* **What to work on**: Would you transcribe the whole listing exactly, minus its pictures?
---------- Supplied data ----------
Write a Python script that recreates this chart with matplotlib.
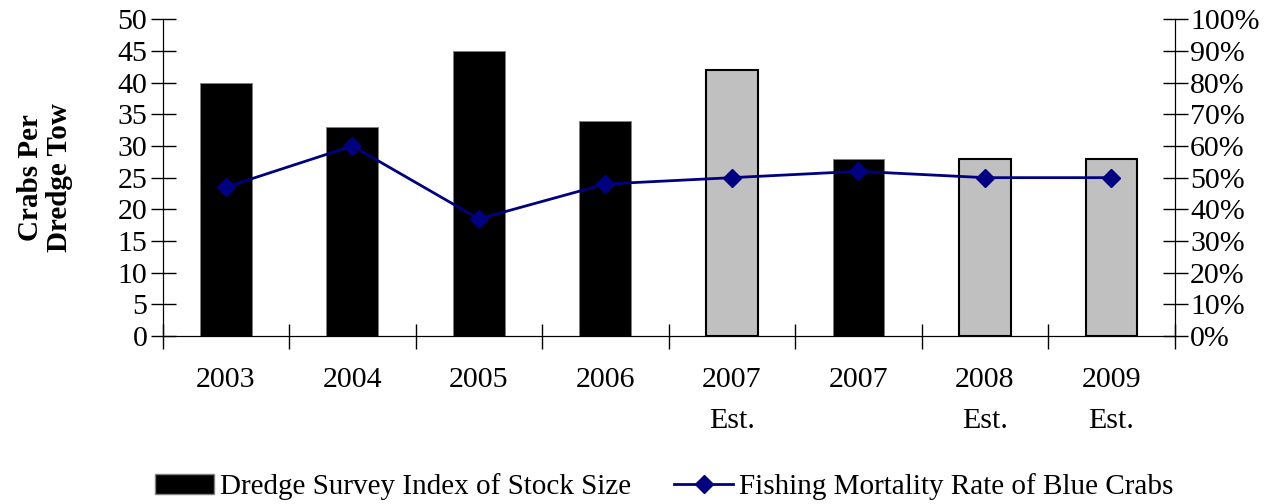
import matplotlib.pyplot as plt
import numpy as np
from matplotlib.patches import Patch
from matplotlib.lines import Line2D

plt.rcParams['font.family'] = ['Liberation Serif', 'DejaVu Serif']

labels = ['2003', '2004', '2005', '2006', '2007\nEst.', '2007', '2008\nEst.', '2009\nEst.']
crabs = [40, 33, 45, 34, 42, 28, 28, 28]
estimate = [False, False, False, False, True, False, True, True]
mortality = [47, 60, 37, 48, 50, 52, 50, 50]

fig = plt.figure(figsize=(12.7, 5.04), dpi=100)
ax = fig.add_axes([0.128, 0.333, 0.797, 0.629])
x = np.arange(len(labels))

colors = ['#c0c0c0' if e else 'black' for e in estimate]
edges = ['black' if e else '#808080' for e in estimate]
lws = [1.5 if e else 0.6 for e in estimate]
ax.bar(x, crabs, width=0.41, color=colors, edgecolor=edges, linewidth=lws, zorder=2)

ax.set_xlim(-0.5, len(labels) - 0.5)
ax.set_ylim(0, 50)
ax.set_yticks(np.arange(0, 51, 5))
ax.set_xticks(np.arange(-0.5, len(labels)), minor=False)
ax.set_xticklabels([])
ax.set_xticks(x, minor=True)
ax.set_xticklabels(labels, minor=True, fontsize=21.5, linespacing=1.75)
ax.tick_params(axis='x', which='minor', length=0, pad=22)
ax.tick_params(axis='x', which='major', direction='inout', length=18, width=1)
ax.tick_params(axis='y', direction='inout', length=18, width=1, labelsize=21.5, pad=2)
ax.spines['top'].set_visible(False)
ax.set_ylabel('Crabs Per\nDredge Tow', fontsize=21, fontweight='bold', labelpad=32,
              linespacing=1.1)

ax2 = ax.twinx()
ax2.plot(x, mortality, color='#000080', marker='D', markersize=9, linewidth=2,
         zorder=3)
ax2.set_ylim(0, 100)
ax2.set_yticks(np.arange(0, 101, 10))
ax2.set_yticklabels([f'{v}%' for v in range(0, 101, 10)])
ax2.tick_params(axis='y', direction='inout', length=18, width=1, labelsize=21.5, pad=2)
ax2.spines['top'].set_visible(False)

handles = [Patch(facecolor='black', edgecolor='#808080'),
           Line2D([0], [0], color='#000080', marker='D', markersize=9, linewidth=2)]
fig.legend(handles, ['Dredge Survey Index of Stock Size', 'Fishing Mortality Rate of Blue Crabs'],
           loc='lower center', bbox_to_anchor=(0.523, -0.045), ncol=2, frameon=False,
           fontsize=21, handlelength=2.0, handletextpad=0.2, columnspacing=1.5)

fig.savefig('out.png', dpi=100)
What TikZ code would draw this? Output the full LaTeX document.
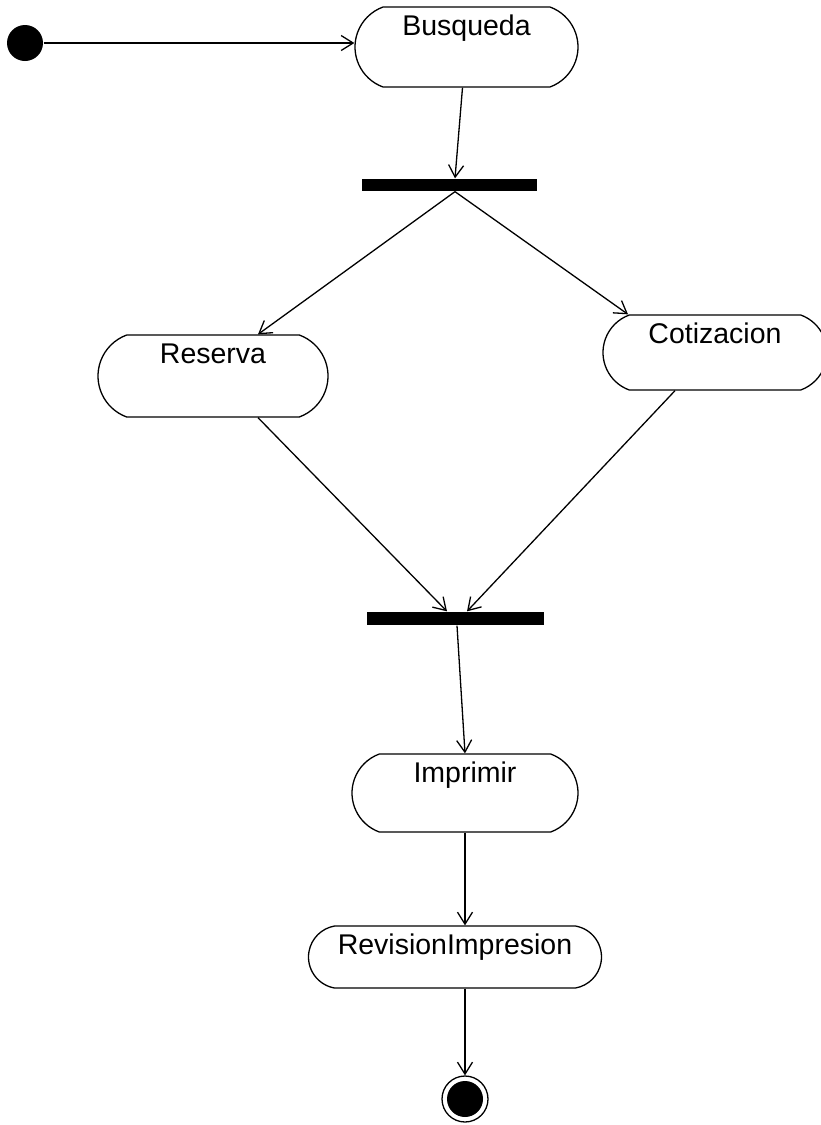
----------
* **Output of the exercise**:
Write a Python script that recreates this chart with matplotlib.
import matplotlib.pyplot as plt
import numpy as np
from matplotlib.patches import Patch
from matplotlib.lines import Line2D

plt.rcParams['font.family'] = ['Liberation Serif', 'DejaVu Serif']

labels = ['2003', '2004', '2005', '2006', '2007\nEst.', '2007', '2008\nEst.', '2009\nEst.']
crabs = [40, 33, 45, 34, 42, 28, 28, 28]
estimate = [False, False, False, False, True, False, True, True]
mortality = [47, 60, 37, 48, 50, 52, 50, 50]

fig = plt.figure(figsize=(12.7, 5.04), dpi=100)
ax = fig.add_axes([0.128, 0.333, 0.797, 0.629])
x = np.arange(len(labels))

colors = ['#c0c0c0' if e else 'black' for e in estimate]
edges = ['black' if e else '#808080' for e in estimate]
lws = [1.5 if e else 0.6 for e in estimate]
ax.bar(x, crabs, width=0.41, color=colors, edgecolor=edges, linewidth=lws, zorder=2)

ax.set_xlim(-0.5, len(labels) - 0.5)
ax.set_ylim(0, 50)
ax.set_yticks(np.arange(0, 51, 5))
ax.set_xticks(np.arange(-0.5, len(labels)), minor=False)
ax.set_xticklabels([])
ax.set_xticks(x, minor=True)
ax.set_xticklabels(labels, minor=True, fontsize=21.5, linespacing=1.75)
ax.tick_params(axis='x', which='minor', length=0, pad=22)
ax.tick_params(axis='x', which='major', direction='inout', length=18, width=1)
ax.tick_params(axis='y', direction='inout', length=18, width=1, labelsize=21.5, pad=2)
ax.spines['top'].set_visible(False)
ax.set_ylabel('Crabs Per\nDredge Tow', fontsize=21, fontweight='bold', labelpad=32,
              linespacing=1.1)

ax2 = ax.twinx()
ax2.plot(x, mortality, color='#000080', marker='D', markersize=9, linewidth=2,
         zorder=3)
ax2.set_ylim(0, 100)
ax2.set_yticks(np.arange(0, 101, 10))
ax2.set_yticklabels([f'{v}%' for v in range(0, 101, 10)])
ax2.tick_params(axis='y', direction='inout', length=18, width=1, labelsize=21.5, pad=2)
ax2.spines['top'].set_visible(False)

handles = [Patch(facecolor='black', edgecolor='#808080'),
           Line2D([0], [0], color='#000080', marker='D', markersize=9, linewidth=2)]
fig.legend(handles, ['Dredge Survey Index of Stock Size', 'Fishing Mortality Rate of Blue Crabs'],
           loc='lower center', bbox_to_anchor=(0.523, -0.045), ncol=2, frameon=False,
           fontsize=21, handlelength=2.0, handletextpad=0.2, columnspacing=1.5)

fig.savefig('out.png', dpi=100)
What TikZ code would draw this? Output the full LaTeX document.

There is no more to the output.